Reviewing Charles Murray’s new ebook, American Exceptionalism: An Experiment in History, Richard Gamble finds fault with his understanding of the Founding. The critique is a useful reminder that Charles is not a conservative in the sense of someone who sees everything embedded in the intimations of the past as they relate to the future:
Murray’s preoccupation with innovation ignores more than a century of colonial America’s prior experience in self-government and constitutionalism and its acknowledged debt to ancient, European, and most of all English political theory and practice. It is hard to recognize historical reality in Murray’s depiction of America’s past. America was not sui generis; it was a variation on themes reaching back thousands of years. The republic did not emerge de novo in the New World; it altered—to use the word the Declaration of Independence chose—an existing form of government while announcing the more general right of a people to abolish their government.
Murray complains at one point about “both liberals and conservatives quoting snippets of [the Founders’] writings” to endorse their own views. But Murray’s own snippets are vulnerable to the same charge.

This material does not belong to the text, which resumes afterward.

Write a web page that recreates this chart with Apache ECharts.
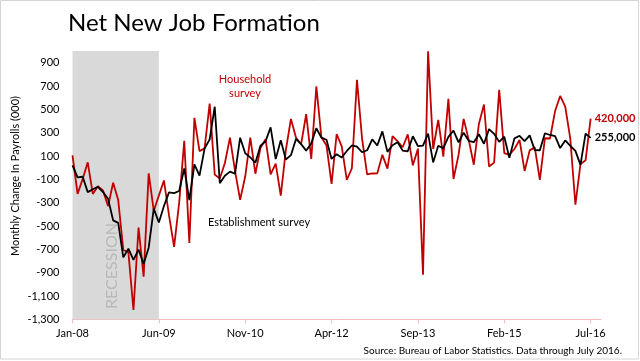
<!DOCTYPE html>
<html><head><meta charset="utf-8">
<script src="https://cdn.jsdelivr.net/npm/echarts@6/dist/echarts.min.js"></script>
<style>html,body{margin:0;padding:0;background:#fff}#c{width:640px;height:361px}</style>
</head><body><div id="c"></div>
<script>
// Monthly change in payrolls (thousands), Jan-08 .. Jul-16
const establishment = [
  20, -84, -78, -210, -185, -165, -209, -266, -452, -473, -769, -695,
  -791, -703, -823, -686, -351, -470, -329, -212, -219, -200, -7, -279,
  28, -69, 163, 243, 522, -133, -70, -34, -52, 257, 123, 88,
  42, 188, 225, 346, 73, 235, 70, 107, 246, 202, 146, 207,
  338, 257, 239, 75, 115, 87, 143, 190, 181, 132, 149, 243,
  190, 311, 135, 192, 218, 146, 140, 269, 185, 189, 291, 45,
  187, 168, 264, 318, 216, 300, 230, 218, 286, 205, 330, 290,
  221, 265, 84, 251, 273, 228, 277, 150, 149, 295, 280, 271,
  168, 233, 186, 144, 24, 292, 255
];
const household = [
  106, -225, -97, 46, -225, -160, -195, -330, -129, -278, -706, -724,
  -1220, -514, -935, -49, -370, -240, -110, -410, -680, -300, 230, -646,
  427, 142, 165, 550, -60, -93, 40, 258, -30, -276, -76, 258,
  -52, 168, 245, -58, 34, -240, 150, 418, 257, 200, 458, 74,
  696, 260, 190, -140, 288, 182, -105, -5, 753, 250, -58, -50,
  -49, 110, -8, 270, 225, 175, 285, 20, 163, -918, 998, 160,
  410, 95, 590, -97, 110, 418, 238, 25, 375, 541, 10, 43,
  667, 124, 110, 160, 238, -28, 148, 174, -105, 252, 250, 485,
  615, 523, 246, -318, 30, 63, 420
];
const tickLabels = ['Jan-08', 'Jun-09', 'Nov-10', 'Apr-12', 'Sep-13', 'Feb-15', 'Jul-16'];
const monthNames = ['Jan','Feb','Mar','Apr','May','Jun','Jul','Aug','Sep','Oct','Nov','Dec'];
const categories = [];
for (let y = 2008; y <= 2016; y++) {
  for (let i = 0; i < 12; i++) {
    if (y === 2016 && i > 8) break;
    categories.push(monthNames[i] + '-' + String(y).slice(2));
  }
}
const recession = ['Jan-08', 'Jun-09'];

const FONT = 'Lato';
const RED = '#c00000';
const fmt = v => {
  const s = Math.abs(v).toString().replace(/\B(?=(\d{3})+(?!\d))/g, ',');
  return (v < 0 ? '-' : '') + s;
};
const showTick = (idx, val) => tickLabels.indexOf(val) >= 0;

const chart = echarts.init(document.getElementById('c'), null, {renderer: 'canvas'});
chart.setOption({
  animation: false,
  backgroundColor: '#fff',
  textStyle: {fontFamily: FONT},
  title: {
    text: 'Net New Job Formation',
    left: 63, top: 6,
    textStyle: {fontFamily: FONT, fontSize: 24, fontWeight: 'normal', color: '#000'}
  },
  grid: {left: 72.5, right: 39.2, top: 51, bottom: 41.7, containLabel: false},
  xAxis: {
    type: 'category',
    data: categories,
    boundaryGap: false,
    axisLine: {onZero: false, lineStyle: {color: '#f3bcbc', width: 1}},
    axisTick: {show: true, interval: showTick, length: 4, lineStyle: {color: '#f3bcbc'}},
    axisLabel: {interval: showTick, color: '#000', fontSize: 11, margin: 9, fontFamily: FONT},
    splitLine: {show: false}
  },
  yAxis: {
    type: 'value',
    min: -1300, max: 1000, interval: 200,
    axisLine: {show: false},
    axisTick: {show: false},
    splitLine: {show: false},
    axisLabel: {
      color: '#000', fontSize: 11, margin: 13, fontFamily: FONT,
      showMaxLabel: false,
      formatter: v => fmt(v)
    }
  },
  series: [
    {
      name: 'Household survey',
      type: 'line',
      data: household,
      symbol: 'none',
      lineStyle: {color: RED, width: 1.8},
      itemStyle: {color: RED},
      z: 3,
      markArea: {
        silent: true,
        itemStyle: {color: '#d9d9d9'},
        data: [[{xAxis: recession[0], yAxis: 1000}, {xAxis: recession[1], yAxis: -1300}]]
      },
      endLabel: {
        show: true, distance: 4, color: RED, fontSize: 11, fontWeight: 'bold', fontFamily: FONT,
        formatter: p => fmt(p.value * 1000)
      }
    },
    {
      name: 'Establishment survey',
      type: 'line',
      data: establishment,
      symbol: 'none',
      lineStyle: {color: '#000', width: 1.8},
      itemStyle: {color: '#000'},
      z: 4,
      endLabel: {
        show: true, distance: 4, color: '#000', fontSize: 11, fontWeight: 'bold', fontFamily: FONT,
        formatter: p => fmt(p.value * 1000)
      }
    }
  ],
  graphic: [
    {type: 'rect', shape: {x: 0.5, y: 0.5, width: 638, height: 358.5},
     style: {fill: 'none', stroke: '#d4d4d4', lineWidth: 1}, z: 100},
    {type: 'text', x: 112, y: 266, rotation: Math.PI / 2,
     style: {text: 'RECESSION', fill: '#b8b8b8', fontSize: 16, fontFamily: FONT,
             textAlign: 'center', textVerticalAlign: 'middle'}, z: 50},
    {type: 'text', x: 15, y: 176, rotation: Math.PI / 2,
     style: {text: 'Monthly Change In Payrolls (000)', fill: '#000', fontSize: 11, fontFamily: FONT,
             textAlign: 'center', textVerticalAlign: 'middle'}},
    {type: 'text', x: 245, y: 86,
     style: {text: 'Household\nsurvey', fill: RED, fontSize: 11, lineHeight: 14, fontFamily: FONT,
             textAlign: 'center', textVerticalAlign: 'middle'}},
    {type: 'text', x: 259, y: 222,
     style: {text: 'Establishment survey', fill: '#000', fontSize: 11, fontFamily: FONT,
             textAlign: 'center', textVerticalAlign: 'middle'}},
    {type: 'text', x: 622, y: 351,
     style: {text: 'Source: Bureau of Labor Statistics. Data through July 2016.', fill: '#000',
             fontSize: 10, fontFamily: FONT, textAlign: 'right', textVerticalAlign: 'middle'}}
  ]
});
</script>
</body></html>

He uses an 1825 letter from Thomas Jefferson to Henry Lee, for instance, to show that after 50 years of reflection Jefferson called the rights language of the Declaration “an expression of the American mind.” If this is true, it comports nicely with Murray’s claim that America transformed an ideology of natural rights into an enduring political creed. But Jefferson’s letter never makes this connection. In fact, the full text of Jefferson’s letter makes a hash out of Murray’s insistence on an America made “from scratch.” The “object of the Declaration of Independence,” Jefferson told Lee, was “not to find new principles, or new arguments, never before thought of, not merely to say things which had never been said before; but to place before mankind the common sense of the subject.” He continued: “Neither aiming at originality of principle or sentiment, nor yet copied from any particular and previous writing, it was intended to be an expression of the American mind.” And he then cited “Aristotle, Cicero, Locke, Sidney, &c.” This letter may not prove a counter-argument against Murray’s claims, but it certainly doesn’t support them.
Larison complements the critique:
This is familiar territory for Prof. Gamble. He wrote a TAC article on the same subject last year, and wrote In Search of the City on a Hill: the Making and Unmaking of an American Myth to investigate the origins and uses of the “city on a hill” rhetoric that now regularly crops up in appeals to American exceptionalism. As he wrote in his article last year, there are two competing traditions of American exceptionalism:
The old exceptionalism was consistent with the ethos of American constitutional democracy; the new is not. The old was an expression of and a means to sustain the habits of a self-governing people; the new is an expression of and a means to sustain a nationalist and imperialist people. The old exceptionalism suited a limited foreign policy; the new suits a messianic adventurism out to remake the world.
As we have seen once again in the last few weeks, Americans have no appetite for such adventurism.